Wer die Vision der Firma für Zierrat hält, versteht wohl auch vom Rest nicht viel.
von Andreas Karutz
Eine mitreißende Vision muss von der Unternehmensführung kommen
Kann man eine Vision anfassen?
Die meisten Unternehmen haben eine Vision. Aber welcher Geschäftsführer würde seine Hand dafür ins Feuer legen, dass jeder Mitarbeiter, den man nachts wecken würde, die Vision des eigenen Unternehmens erzählen könnte? Kaum einer. Und wenn dem so ist stellt sich die Frage, ob eine Vision überhaupt wichtig ist?
Wofür hat man dann eine Vision, wenn es egal ist, ob die Mitarbeiter die kennen? Ist das Selbstbeschäftigung des Managements, weil man nun mal laut Lehrbuch eine Vision zu haben hat?

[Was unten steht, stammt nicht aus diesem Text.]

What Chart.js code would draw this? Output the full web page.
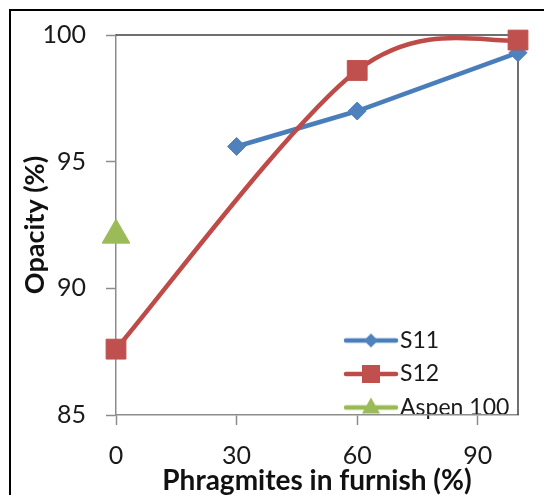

Ohne Vision keine Strategie
In einer längeren Diskussion zu Vision und Strategie gab es mal eine genervte und wirklich ehrliche Antwort aus einem Geschäftsleitungskreis: „Die Vision ist eh nur Blabla in schönen Worten und unsere Strategie ist zu kompliziert. Die meisten Mitarbeiter interessieren sich nicht für diese Dinge, sondern für ihre Aufgaben, das Gehalt und das Kantinenessen.“ Eine herrliche Antwort, belebt so eine erfrischende Aussage die Diskussion doch ungemein!

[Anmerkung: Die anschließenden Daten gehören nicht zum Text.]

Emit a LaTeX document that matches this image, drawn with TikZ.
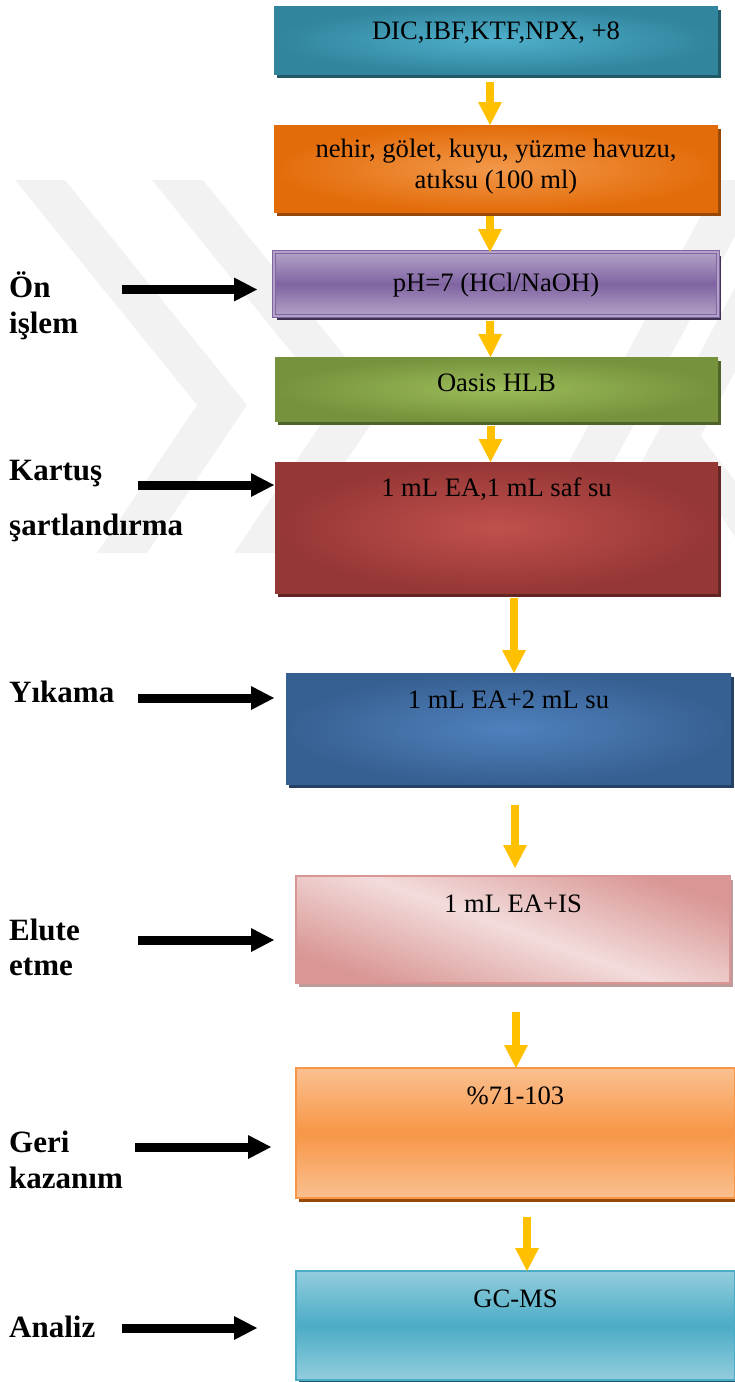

Nach einigen inquisitorischen Minuten verständigte sich das Management auf drei gemeinsame Erkenntnisse.
- Erste Erkenntnis: Die Vision der Firma war Blabla.
- Zweite Erkenntnis: Die Strategie war zu kompliziert.
Sie entpuppte sich als aufwendiges Artefakt, das auf nicht weniger als 61 Seiten (inkl. Anhang) eine traditionelle Planungsmethodik auswalzte (die ohnehin nur für etablierte und vorhersagbare Märkte taugt) und einen bombastischen Mehrjahres- Zahlensalat anrichtete. Klar, das war nicht nur für die Mitarbeiter zu kompliziert (so sie diese Strategie überhaupt zur Kenntnis bekommen hatten), nein, auch keine Führungskraft arbeitete damit, weil sich ständig die Bedingungen änderten die der Strategie zugrunde lagen.
- Dritte Erkenntnis: Das Menschenbild, das die Führung von den Mitarbeitern hat, war das von selbstbezogenen, unmündigen Kleingeistern die der ständigen Anleitung und Fürsorge bedürfen.
Meine erste Frage an dieser Stelle lautete: „Wer von Ihnen hat eigentlich Idioten eingestellt?“ Das waren ganz schlechte Voraussetzungen für Agilität.
Die Vision als Treibsatz
Aber um bei der Vision zu bleiben: Jeder gesellschaftliche Fortschritt begann mit einer Vision, einem zündenden Bild der Zukunft, ansprechend und geradezu unwiderstehlich formuliert. In längstens fünf Minuten muss eine Vision vorstellbar sein und mindestens für Interesse sorgen. In der Geschichte politischer Bewegungen ist das geläufig, weil so etwas mobilisiert und die Reihen schließt. Und das soll für Unternehmen unwichtig sein?
Es ist gut, wenn sich die Mitarbeiter (okay, zumindest die wichtigsten Mitarbeiter) mit dem Zweck ihres Unternehmens identifizieren können. Egal ob die Firma Sportwagen baut oder Inkontinenzprodukte herstellt, die Mitarbeiter haben Anspruch auf eine Vision, an der sie sich begeistern können. Und wenn nicht einmal die Führungsspitze weiß wofür sie sich begeistern soll, wie kann man dann von den Mitarbeitern erwarten, sich mit Fleiß, Kreativität und Freude am Gedeihen der Firma zu beteiligen?
Eine mitreißende Vision zu entwickeln ist die Aufgabe der Unternehmensspitze. Das fängt schwammig an, wird mit einer Prise Analyse in Form gebracht und mit einem Schuss kreativer Träumerei angereichert. Die Vision ist die Basis für die Strategie und sorgt für die Ausrichtung des Individuums an den Schwarm (Alignment). Für die notwendige Kommunikation von Vision und Strategie an die Mitarbeiter kann man sich übrigens gut an den Flight Levels in Kanban orientieren.
Und wenn dann noch mit agilen Prinzipien den menschlichen Grundbedürfnissen nach Autonomie, Kompetenz und sozialer Eingebundenheit entsprochen wird, dann werden die Mitarbeiter ihr eigenes Handeln in den Dienst des Unternehmenszwecks stellen.
Und dann kann man eine Vision anfassen.